The best thing about them is that I can do some work for the store for free as part of my shopping. I can't wait for the next grocery innovation of having the customers stock the shelves from the backroom before they can fill a sack with onions.
I was a cashier for a couple summers. There were a couple members of staff that were really experienced experts who could really fly through the checkout, but there were plenty of us that were just kids working over the summer...
Supermarkets have always looked to save cost, it is a price sensitive business after all. At some point you'd give a list to the clerk and they'd put your order together. I'm sure people were annoyed when they had to start doing that clerk's job.
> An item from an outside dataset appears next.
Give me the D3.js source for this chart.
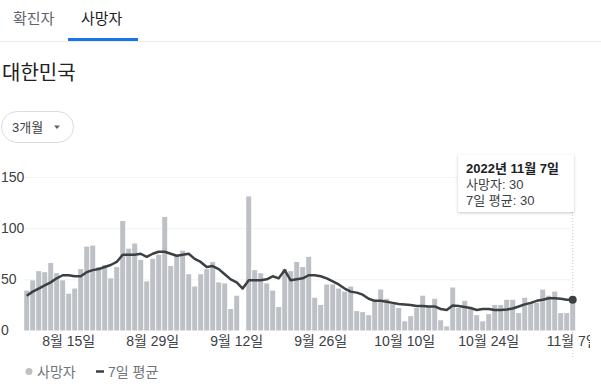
<!DOCTYPE html>
<html><head><meta charset="utf-8">
<script src="https://cdn.jsdelivr.net/npm/d3@7"></script>
<style>
html,body{margin:0;padding:0;background:#fff;}
svg{display:block;font-family:"Liberation Sans","Noto Sans CJK KR",Arial,sans-serif;}
</style></head>
<body>
<svg id="c" width="601" height="387"></svg>
<script>
// ---- data ----
const startDate = new Date(2022, 7, 8);   // 2022-08-08
const endDate = new Date(2022, 10, 8);    // exclusive -> last day 2022-11-07
const deaths = [39,49,58,57,66,56,49,36,41,60, 82,83,62,64,51,62,107,80,85,69,
  48,70,74,111,63,73,78,55,43,55, 60,67,47,46,21,34,0,131,59,56,
  46,39,23,60,58,67,62,72,32,25, 45,45,41,38,43,19,18,15,30,40,
  31,26,22,9,14,22,34,23,31,10, 4,42,22,29,22,15,9,16,25,25,
  30,30,17,32,27,27,40,34,38,17, 17,30];
const avg7 = [34,38,41,44,47,51,54,54,53,53, 57,59,60,62,64,67,74,74,74,75,
  72,75,77,77,75,73,74,75,70,67, 62,63,60,55,50,47,41,49,49,49,
  50,53,51,59,49,50,51,54,54,53, 51,48,45,41,38,37,35,31,29,29,
  28,27,26,25.5,25,24,24,23.5,23.5,21, 20,24.5,24,23,22,20,21,21,20,20,
  20.5,21.5,23.5,25.5,27,29,30,31.5,31.5,31, 30,30];
const yTicks = [0, 50, 100, 150];
const xTickDates = ["2022-08-15","2022-08-29","2022-09-12","2022-09-26","2022-10-10","2022-10-24","2022-11-07"];
const xTickLabels = ["8월 15일","8월 29일","9월 12일","9월 26일","10월 10일","10월 24일","11월 7일"];
const tabs = ["확진자","사망자"];
const legendLabels = ["사망자","7일 평균"];

const fmt = d3.timeFormat("%Y-%m-%d");
const dates = d3.timeDay.range(startDate, endDate).map(fmt);
const rows = dates.map((d,i)=>({date:d, v:deaths[i], a:avg7[i]}));

const svg = d3.select("#c");
const barColor = "#bdc1c6", lineColor = "#3c4043";

// ---- header ----
svg.append("text").attr("x",13).attr("y",24).attr("font-size",15).attr("fill","#5f6368").text(tabs[0]);
svg.append("text").attr("x",81).attr("y",24).attr("font-size",15).attr("fill","#202124").text(tabs[1]);
svg.append("line").attr("x1",0).attr("x2",601).attr("y1",41.5).attr("y2",41.5).attr("stroke","#e8eaed");
svg.append("rect").attr("x",68).attr("y",38).attr("width",70).attr("height",3).attr("fill","#1a73e8");
svg.append("text").attr("x",2).attr("y",80).attr("font-size",20).attr("fill","#202124").text("대한민국");
svg.append("rect").attr("x",1.5).attr("y",111.5).attr("width",72).attr("height",31).attr("rx",15.5)
  .attr("fill","#fff").attr("stroke","#dadce0");
svg.append("text").attr("x",12).attr("y",132).attr("font-size",13).attr("fill","#3c4043").text("3개월");
svg.append("path").attr("d","M54,125.5L60,125.5L57,129Z").attr("fill","#5f6368");

// ---- scales ----
const x = d3.scaleBand().domain(dates).range([23.7, 575.7]).paddingInner(0.17).paddingOuter(0.085);
const y = d3.scaleLinear().domain([0,150]).range([330.5, 177]);
const cx = d => x(d) + x.bandwidth()/2;

const clip = svg.append("defs");
clip.append("clipPath").attr("id","cl").append("rect").attr("x",0).attr("y",0).attr("width",590).attr("height",387);
const f = clip.append("filter").attr("id","sh").attr("x","-20%").attr("y","-20%").attr("width","140%").attr("height","150%");
f.append("feDropShadow").attr("dx",0).attr("dy",1).attr("stdDeviation",1.5).attr("flood-color","#000").attr("flood-opacity",0.22);

// grid + y labels
const yAxis = d3.axisLeft(y).tickValues(yTicks.slice(1)).tickSize(-(571-25)).tickFormat("");
svg.append("g").attr("transform","translate(25,0)").call(yAxis)
  .call(g=>g.select(".domain").remove())
  .call(g=>g.selectAll(".tick line").attr("stroke","#f1f3f4"));
svg.append("g").selectAll("text").data(yTicks).join("text")
  .attr("x",1).attr("y",d=>y(d)).attr("dy","0.35em").attr("font-size",14).attr("fill","#3c4043").text(d=>d);

// bars
svg.append("g").selectAll("rect").data(rows).join("rect")
  .attr("x",d=>x(d.date)).attr("width",x.bandwidth())
  .attr("y",d=>y(d.v)).attr("height",d=>y(0)-y(d.v)).attr("fill",barColor);

// line
const line = d3.line().x(d=>cx(d.date)).y(d=>y(d.a));
svg.append("path").datum(rows).attr("d",line).attr("fill","none")
  .attr("stroke",lineColor).attr("stroke-width",2.5).attr("stroke-linejoin","round");

// x axis
const xAxis = d3.axisBottom(x).tickValues(xTickDates).tickSize(0)
  .tickFormat(d=>xTickLabels[xTickDates.indexOf(d)]);
svg.append("g").attr("clip-path","url(#cl)").append("g").attr("transform","translate(0,333)").call(xAxis)
  .call(g=>g.select(".domain").remove())
  .call(g=>g.selectAll("text").attr("font-size",14).attr("fill","#3c4043")
    .attr("font-family","\"Liberation Sans\",\"Noto Sans CJK KR\",sans-serif"));

// hover
const last = rows[rows.length-1];
svg.append("line").attr("x1",cx(last.date)).attr("x2",cx(last.date)).attr("y1",212).attr("y2",358)
  .attr("stroke","#c8c8c8").attr("stroke-dasharray","1,2");
svg.append("circle").attr("cx",cx(last.date)).attr("cy",y(last.a)).attr("r",4).attr("fill",lineColor);

// tooltip
const tt = svg.append("g");
tt.append("rect").attr("x",458).attr("y",155).attr("width",116).attr("height",57).attr("fill","#fff").attr("filter","url(#sh)");
tt.append("text").attr("x",466).attr("y",173).attr("font-size",13).attr("font-weight","bold").attr("fill","#202124").text("2022년 11월 7일");
tt.append("text").attr("x",466).attr("y",189).attr("font-size",13).attr("fill","#3c4043").text(`${legendLabels[0]}: ${last.v}`);
tt.append("text").attr("x",466).attr("y",205).attr("font-size",13).attr("fill","#3c4043").text(`${legendLabels[1]}: ${Math.round(last.a)}`);

// legend
svg.append("circle").attr("cx",29).attr("cy",371.5).attr("r",3.5).attr("fill",barColor);
svg.append("text").attr("x",37).attr("y",377).attr("font-size",14).attr("fill","#70757a").text(legendLabels[0]);
svg.append("line").attr("x1",96).attr("x2",104).attr("y1",371.5).attr("y2",371.5).attr("stroke",lineColor).attr("stroke-width",2.5);
svg.append("text").attr("x",108).attr("y",377).attr("font-size",14).attr("fill","#70757a").text(legendLabels[1]);
</script>
</body></html>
Think bolder. As a software engineer in the Soviet Union I had to spend about three weeks each year in the collective farm fields planting, tending and harvesting potatoes and cabbages. Since some of my American friends are very fond of socialism these days - these types of “improvement” look definitely a possibility.
Something about this doesn't seem to entirely add up, given that workers in government and defense-critical industries weren't exactly rounded up a la carte to work the fields. Not when there was a dedicated class of kolhozniks that were paid next to nothing, and couldn't really leave the countryside for better jobs in the cities.
But now that you mention it, I would pay good money to see the likes of Peter Thiel spend a few weeks a year picking strawberries, or filling grocery bags, or piloting a shitbarge up the Hudson river along with the rest of us. I do keep hearing from that half of the political spectrum that hard, poorly paid work, and pulling yourself up by the bootstraps builds character...
And not to be overly pedantic (although we are on hn here, and when in Rome...), but leading American socialist movements are focused on democratic socialism, much like many European countries where I'm pretty sure forced agrarian labor isn't a thing.
some wholesale clubs apparently counter this by randomly auditing every cart as you leave, but that seems to leave the whole thing only marginally more efficient than traditional checkout
I have lost count of how many items I forgot to pay for at Home Depot.